In the case of the lowest-tier village banks, the ceiling for their property loans is set at 12.5 percent and their mortgage loans are capped at 7.5 percent of total yuan loans.
Housing market Photo:VCG
The new mechanism indicates regulatory efforts to prevent risks in the financial and property markets, steadying the two markets, said Xia Dan, a property analyst with the Bank of Communications.
"The strengthening of property financial supervision is a link in the chain to hold onto the set principle of 'housing is for people to live, not for speculation,'" she explained, adding that it helps prevent housing market risks from extending into the financial arena and thus becoming conducive to financial system steadiness.

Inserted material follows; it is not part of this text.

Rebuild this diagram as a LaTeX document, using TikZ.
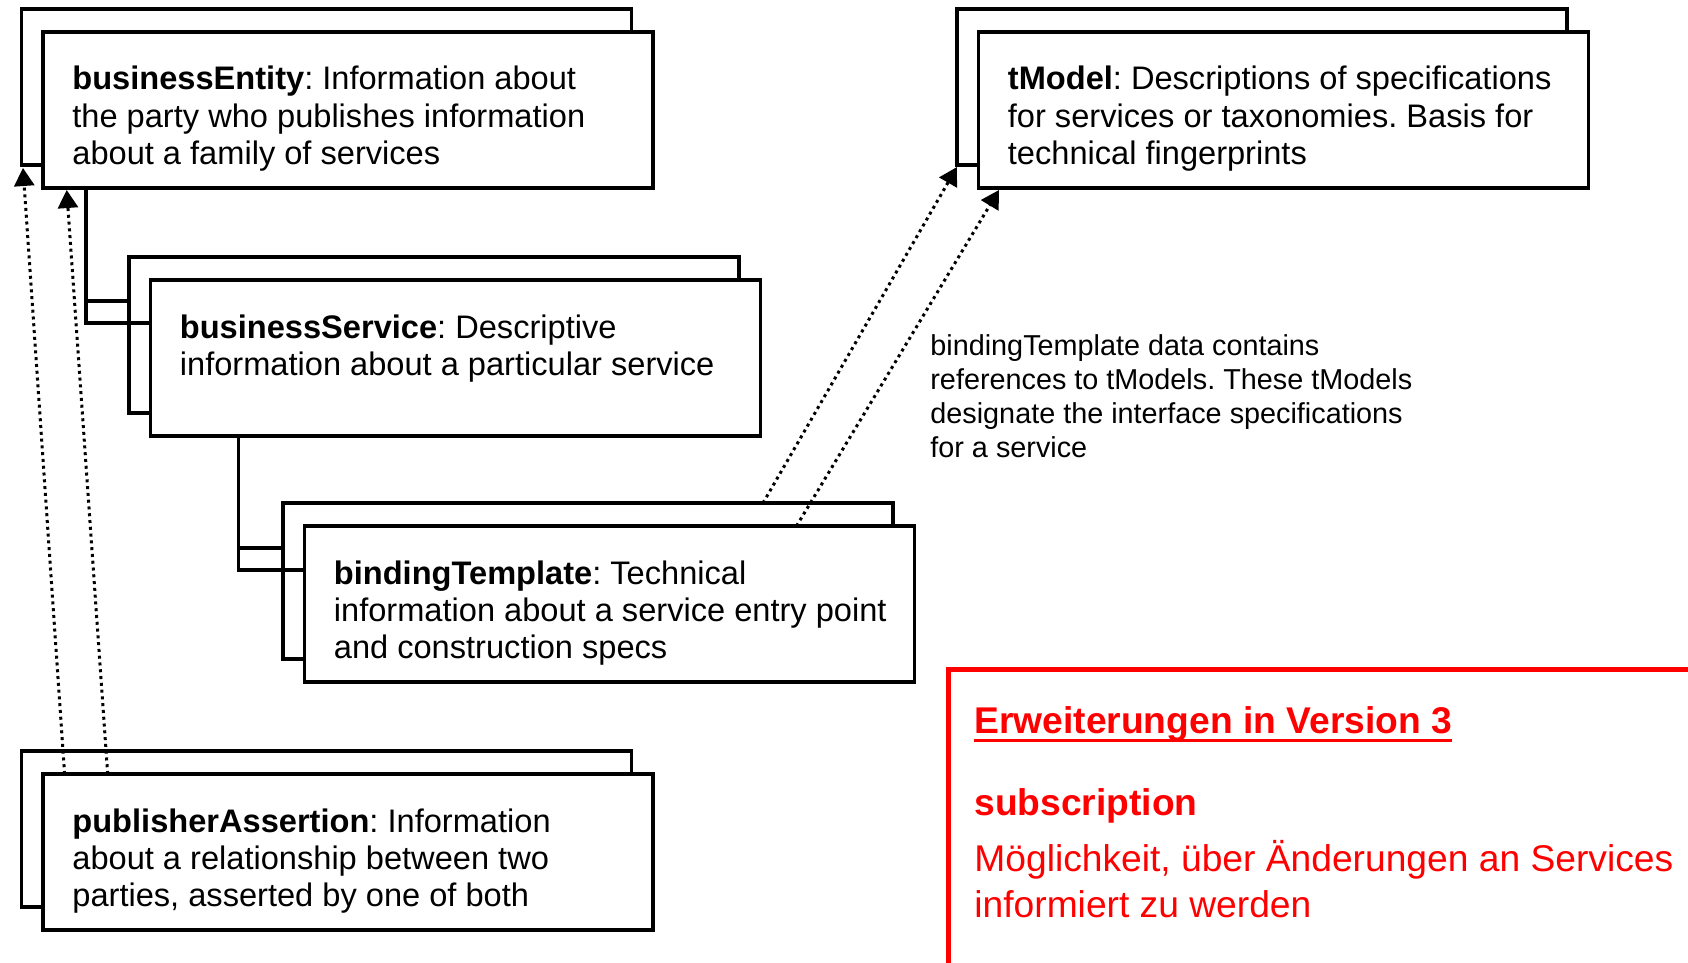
\documentclass[tikz,border=0pt]{standalone}
\usepackage{fontspec}
\setmainfont{Liberation Sans}
\frenchspacing
\usetikzlibrary{calc, arrows.meta}
\definecolor{myred}{RGB}{255, 0, 0}
\tikzset{>={Triangle[length=9pt, width=10pt]}}
\tikzset{
  card/.style = {draw, line width = 1.7pt, fill = white, anchor = north west,
    minimum width = 305pt, minimum height = 78pt, inner sep = 0pt, outer sep = 0pt},
  cardtext/.style = {anchor = base west, align = left, inner sep = 0pt,
    font = \fontsize{16.3}{18.6}\selectfont},
  link/.style = {line width = 1.7pt},
  ref/.style = {->, line width = 1.5pt, dash pattern = on 1.5pt off 1.9pt},
  redtext/.style = {anchor = base west, align = left, inner sep = 0pt, text = myred,
    font = \fontsize{18.6}{22.6}\selectfont},
}

\begin{document}
\begin{tikzpicture}[x = 0.5pt, y = -0.5pt]
\useasboundingbox (0,0) rectangle (1688,963);
% back cards
\node[card] (beback) at (21.5, 9) {};
\node[card] (tmback) at (957, 9) {};
\node[card] (bsback) at (129, 257) {};
\node[card] (btback) at (283, 503) {};
\node[card] (paback) at (21.5, 751) {};
% front cards
\node[card] (be) at (43, 32) {};
\node[card] (tm) at (978.5, 32) {};
\node[card] (bs) at (150.5, 280) {};
\node[card] (bt) at (304.5, 526) {};
\node[card] (pa) at (43, 774) {};
% texts, anchored at the baseline of their last line
\node[cardtext] (betext) at ($(be.north west)+(29,132.4)$)
  {\textbf{businessEntity}: Information about\\the party who publishes information\\about a family of services};
\node[cardtext] (tmtext) at ($(tm.north west)+(29,132.4)$)
  {\textbf{tModel}: Descriptions of specifications\\for services or taxonomies. Basis for\\technical fingerprints};
\node[cardtext] (bstext) at ($(bs.north west)+(29,95.2)$)
  {\textbf{businessService}: Descriptive\\information about a particular service};
\node[cardtext] (bttext) at ($(bt.north west)+(29,132.4)$)
  {\textbf{bindingTemplate}: Technical\\information about a service entry point\\and construction specs};
\node[cardtext] (patext) at ($(pa.north west)+(29,132.4)$)
  {\textbf{publisherAssertion}: Information\\about a relationship between two\\parties, asserted by one of both};
% tree lines
\draw[link] ($(be.south west)+(43,0)$) |- ($(bsback.north west)+(0,44)$);
\draw[link] ($(be.south west)+(43,0)$) |- ($(bs.north west)+(0,43)$);
\draw[link] ($(bs.south west)+(88,0)$) |- ($(btback.north west)+(0,45)$);
\draw[link] ($(bs.south west)+(88,0)$) |- ($(bt.north west)+(0,44)$);
% references
\draw[ref] ($(pa.north west)+(21.6,0)$) -- ($(beback.south west)+(1.5,3)$);
\draw[ref] ($(pa.north west)+(64.7,0)$) -- ($(be.south west)+(23.7,2)$);
\draw[ref] ($(btback.north west)+(480,0)$) -- ($(tmback.south west)+(0,2)$);
\draw[ref] ($(bt.north west)+(492,0)$) -- ($(tm.south west)+(20.5,2)$);
\node[anchor = base west, align = left, inner sep = 0pt,
  font = \fontsize{14.4}{17}\selectfont] (note) at (930, 457)
  {bindingTemplate data contains\\references to tModels. These tModels\\designate the interface specifications\\for a service};
% Version 3 box
\draw[myred, line width = 2.75pt] (948.5, 669.5) rectangle (1720, 968);
\node[redtext, font = \bfseries\fontsize{18.6}{22.6}\selectfont] (ext) at (974, 733)
  {Erweiterungen in Version 3};
\draw[myred, line width = 1.7pt] ($(ext.base west)+(0,7.5)$) -- ($(ext.base east)+(0,7.5)$);
\node[redtext, font = \bfseries\fontsize{18.6}{22.6}\selectfont] (sub) at (974, 815)
  {subscription};
\node[redtext] (subinfo) at (974, 917)
  {Möglichkeit, über Änderungen an Services\\informiert zu werden};
\end{tikzpicture}
\end{document}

Banks that had ratios in excess of no more than 2 percentage points of the ceilings by the end of December will be given a two-year transitory period beginning Friday to overhaul their businesses, while those reporting ratios that overstepped the ceilings by over 2 percentage points have four years to remake their businesses, said a statement on CBIRC's website detailing the arrangement.
The banks are ordered to submit their overhaul plans to the financial regulatory authorities within one month.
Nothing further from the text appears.